Fewer students across the country want to become lawyers.

According to the Law School Admissions Council, applications slid by 15 percent this year. Young attorneys in the Tampa Bay area say their job prospects are so bad, they may never pay back their massive loans.

Jessica Ramm is one of them. She always had a dream of becoming a lawyer.

"It would kind of be that dream you see in the '80s movies, where you have the montage where you get a new car, a nice office, you get to do what you want to do,'' Ramm said. "That’s not the case at all."

Instead of a six-figure salary, she’s buried in more than $100,000 of debt. And the starting salary for some lawyers isn’t what it used to be.

"The salary they pay their incoming attorneys is pretty poor," Ramm said. "Around $40,000. They can do it because young attorneys are out of work."

The bleak job prospects could be impacting how many people are applying to law schools. Stetson University School of Law is following national trends. Applications are down, so admissions officials extended the deadline.

Laura Ward, president of the Young Lawyers Division in the Hillsborough County Bar Association, says Ramm’s story isn’t the exception right now. It’s the rule.

"The days of graduating from law school and being assured of a six-figure job are probably well in the past," she said.

Ward said many students could be thinking twice about becoming a lawyer because of the debt.
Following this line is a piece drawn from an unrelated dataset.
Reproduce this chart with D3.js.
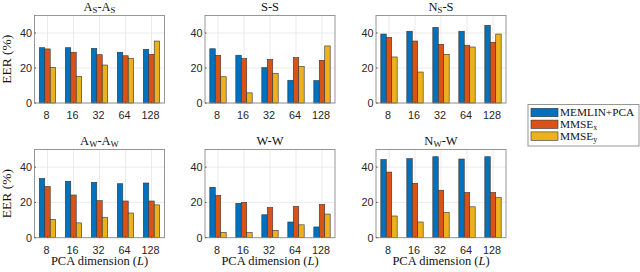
<!DOCTYPE html>
<html>
<head>
<script src="https://d3js.org/d3.v7.min.js"></script>
<style>
body{margin:0;background:#fff;}
.sf{font-family:"Liberation Serif","DejaVu Serif","Times New Roman",serif;}
.ss{font-family:"Liberation Sans",Arial,Helvetica,sans-serif;}
</style>
</head>
<body>
<svg width="640" height="272"></svg>
<script>
const dims=["8","16","32","64","128"];
const seriesNames=["MEMLIN+PCA","MMSEx","MMSEy"];
const colors=["#0072BD","#D95319","#EDB120"];
const yTicks=[0,20,40];

// one list per panel, series order: MEMLIN+PCA, MMSEx, MMSEy
const asAs=[[31.6,31.6,31.2,29.0,30.7],[30.9,29.0,27.6,27.0,27.8],[20.4,15.2,21.7,25.5,35.4]];
const ssS=[[31.0,27.3,20.2,13.0,12.8],[27.2,25.4,24.9,25.9,24.4],[15.0,5.8,17.0,20.9,32.6]];
const nsS=[[39.4,41.0,43.2,41.0,44.4],[37.5,35.4,33.5,33.0,34.7],[26.3,17.7,27.8,32.0,39.4]];
const awAw=[[33.6,32.0,31.4,30.6,31.0],[29.0,24.2,21.0,20.8,20.8],[10.4,8.4,11.6,14.0,18.6]];
const wW=[[28.6,19.5,13.0,8.9,6.1],[24.0,20.0,17.1,17.7,18.8],[3.0,3.0,4.2,7.3,13.4]];
const nwW=[[44.3,44.8,45.9,44.6,45.9],[37.2,30.8,26.9,25.6,25.6],[12.3,8.9,14.3,17.5,22.7]];

const panels=[
  {data:asAs,title:[["A",""],["S","sub"],["-",""],["A",""],["S","sub"]],row:0,col:0},
  {data:ssS,title:[["S-S",""]],row:0,col:1},
  {data:nsS,title:[["N",""],["S","sub"],["-S",""]],row:0,col:2},
  {data:awAw,title:[["A",""],["W","sub"],["-",""],["A",""],["W","sub"]],row:1,col:0},
  {data:wW,title:[["W-W",""]],row:1,col:1},
  {data:nwW,title:[["N",""],["W","sub"],["-W",""]],row:1,col:2}
];

const svg=d3.select("svg");
const colX=[34.5,205,376];
const pw=130;
const rowY=[[15.5,103],[149.5,237.7]];

function richTitle(sel,parts,size){
  let shifted=false;
  parts.forEach(p=>{
    const t=sel.append("tspan").text(p[0]);
    if(p[1]==="sub"){
      t.style("font-size",(size*0.7)+"px");
      if(!shifted){t.attr("dy",2);shifted=true;}
    } else if(shifted){
      t.attr("dy",-2);shifted=false;
    }
  });
}

panels.forEach(p=>{
  const x0=colX[p.col], y0=rowY[p.row][0], y1=rowY[p.row][1];
  const x=d3.scaleLinear().domain([0.5,5.5]).range([x0,x0+pw]);
  const y=d3.scaleLinear().domain([0,50]).range([y1,y0]);
  const g=svg.append("g");

  // grid
  g.selectAll(".vg").data(dims).enter().append("line")
    .attr("x1",(d,i)=>x(i+1)).attr("x2",(d,i)=>x(i+1))
    .attr("y1",y0).attr("y2",y1)
    .attr("stroke","#e6e6e6").attr("stroke-width",0.8);
  g.selectAll(".hg").data(yTicks).enter().append("line")
    .attr("x1",x0).attr("x2",x0+pw)
    .attr("y1",d=>y(d)).attr("y2",d=>y(d))
    .attr("stroke","#e6e6e6").attr("stroke-width",0.8);

  // bars
  const bw=0.21;
  p.data.forEach((vals,s)=>{
    g.selectAll(".b"+s).data(vals).enter().append("rect")
      .attr("x",(d,i)=>x(i+1+(s-1)*bw-bw/2))
      .attr("width",x(bw)-x(0))
      .attr("y",d=>y(d))
      .attr("height",d=>y(0)-y(d))
      .attr("fill",colors[s])
      .attr("stroke","#333")
      .attr("stroke-width",0.6);
  });

  // box
  g.append("rect").attr("x",x0).attr("y",y0).attr("width",pw).attr("height",y1-y0)
    .attr("fill","none").attr("stroke","#8c8c8c").attr("stroke-width",0.9);

  // ticks (inside)
  g.selectAll(".xt").data(dims).enter().append("line")
    .attr("x1",(d,i)=>x(i+1)).attr("x2",(d,i)=>x(i+1))
    .attr("y1",y1).attr("y2",y1-1.5).attr("stroke","#555");
  g.selectAll(".yt").data(yTicks).enter().append("line")
    .attr("x1",x0).attr("x2",x0+1.5)
    .attr("y1",d=>y(d)).attr("y2",d=>y(d)).attr("stroke","#555");

  // tick labels
  g.selectAll(".xl").data(dims).enter().append("text")
    .attr("class","ss")
    .attr("x",(d,i)=>x(i+1)-1).attr("y",y1+16)
    .attr("text-anchor","middle")
    .style("font-size","10.8px").attr("fill","#262626")
    .text(d=>d);
  g.selectAll(".yl").data(yTicks).enter().append("text")
    .attr("class","ss")
    .attr("x",x0-2.5).attr("y",d=>y(d)+4)
    .attr("text-anchor","end")
    .style("font-size","10.8px").attr("fill","#262626")
    .text(d=>d);

  // title
  const t=g.append("text").attr("class","sf").attr("x",x0+pw/2).attr("y",y0-5)
    .attr("text-anchor","middle")
    .style("font-size","12.5px").attr("fill","#111");
  richTitle(t,p.title,12.5);

  // x label only under the bottom row
  if(p.row===1){
    const xl=g.append("text").attr("class","sf").attr("x",x0+pw/2).attr("y",y1+27.5)
      .attr("text-anchor","middle")
      .style("font-size","12.5px").attr("fill","#111");
    xl.append("tspan").text("PCA dimension (");
    xl.append("tspan").text("L").style("font-style","italic");
    xl.append("tspan").text(")");
  }

  if(p.col===0){
    svg.append("text").attr("class","sf")
      .attr("transform",`translate(${x0-24},${(y0+y1)/2}) rotate(-90)`)
      .attr("text-anchor","middle")
      .style("font-size","13.5px").attr("fill","#111")
      .text("EER (%)");
  }
});

// legend
const lg=svg.append("g");
lg.append("rect").attr("x",528).attr("y",104.5).attr("width",111).attr("height",41.5)
  .attr("fill","#fff").attr("stroke","#8c8c8c").attr("stroke-width",0.9);
const legParts=[[["MEMLIN+PCA",""]],[["MMSE",""],["x","sub"]],[["MMSE",""],["y","sub"]]];
seriesNames.forEach((n,i)=>{
  const cy=112.5+i*11.8;
  lg.append("rect").attr("x",531).attr("y",cy-4.2).attr("width",27).attr("height",8.4)
    .attr("fill",colors[i]).attr("stroke","#333").attr("stroke-width",0.6);
  const t=lg.append("text").attr("class","sf").attr("x",560).attr("y",cy+3.8)
    .style("font-size","11.3px").attr("fill","#111");
  richTitle(t,legParts[i],11.3);
});
</script>
</body>
</html>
"You can’t afford to live," Ramm said. "I have friends including myself who owe six to eight thousand dollars a month in private loans. It’s like I bought a house, and I burned it to the ground. And I’m still paying for it. I burned the house to the ground, and I’m still paying my mortgage."

Ramm recently opened her own law firm in hope of bringing in more money. It’s something many of her friends are doing because starting salaries at larger firms aren’t enough to make ends meet.

Still, she wouldn’t turn back time, she says. But she does warn potential law students that being an attorney isn’t what it used to be.

"It’s incredibly stressful," she said. "There are nights when I can’t sleep. There are nights when I have a breakdown because I think about how much I owe."